Trust & Security
First, an important warning: Zidisha is not a financial institution or an investment service. This means that it is not intended as a place to store your savings or financial assets. So we suggest that you treat lending through Zidisha as a philanthropic activity — and as always, don’t lend out any funds that you cannot afford to lose.
We make lending easy, but we don’t take it lightly — so we take a variety of measures to strengthen the security of our lending platform and put confidence behind your compassion.
First, we verify the identity of our entrepreneurs by:
- Independently verifying their name and national identity numbers by requiring ID card copies and/or verifying against national identity registries.
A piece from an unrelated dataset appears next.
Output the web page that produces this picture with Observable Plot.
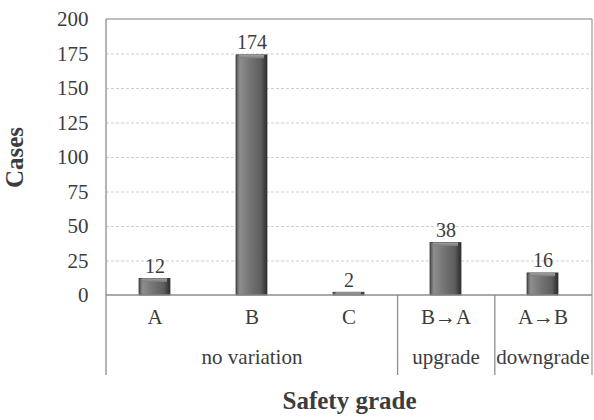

- Disbursing loans through banks and payment services that check government-issued identity cards to verify recipients' identity.
- Requiring entrepreneurs to provide telephone numbers of several local contacts that can vouch for their identity and reputation, before raising loans of substantial size.
- Using data science to screen entrepreneur accounts for suspicious activity before activating new entrepreneurs and disbursing loans.
- Having local volunteer mentors conduct phone interviews and provide a second screening of loan applicants before they may raise substantial amounts.
- When available, consulting a national credit bureau to ensure the entrepreneur does not have any nonperforming loans with other institutions before lending.
Then we help incentivize timely and responsible repayments by:
- Limiting loan sizes to small amounts for new entrepreneurs and increasing those limits only if they maintain high on-time repayment rates over time.
- Linking entrepreneurs' credit limits to the repayment performance of other entrepreneurs they referred to Zidisha.
- Displaying entrepreneurs' historical repayment performance so prospective lenders can evaluate their repayment track records.
- Displaying comments and feedback ratings left by previous lenders on entrepreneurs' loan profile pages.
- Notifying and requesting mediation from local references and volunteer mentors in the event of default.
- Partnering with local collection services to recover long-overdue loans.
- When available, reporting entrepreneur repayment performance to national credit bureaus.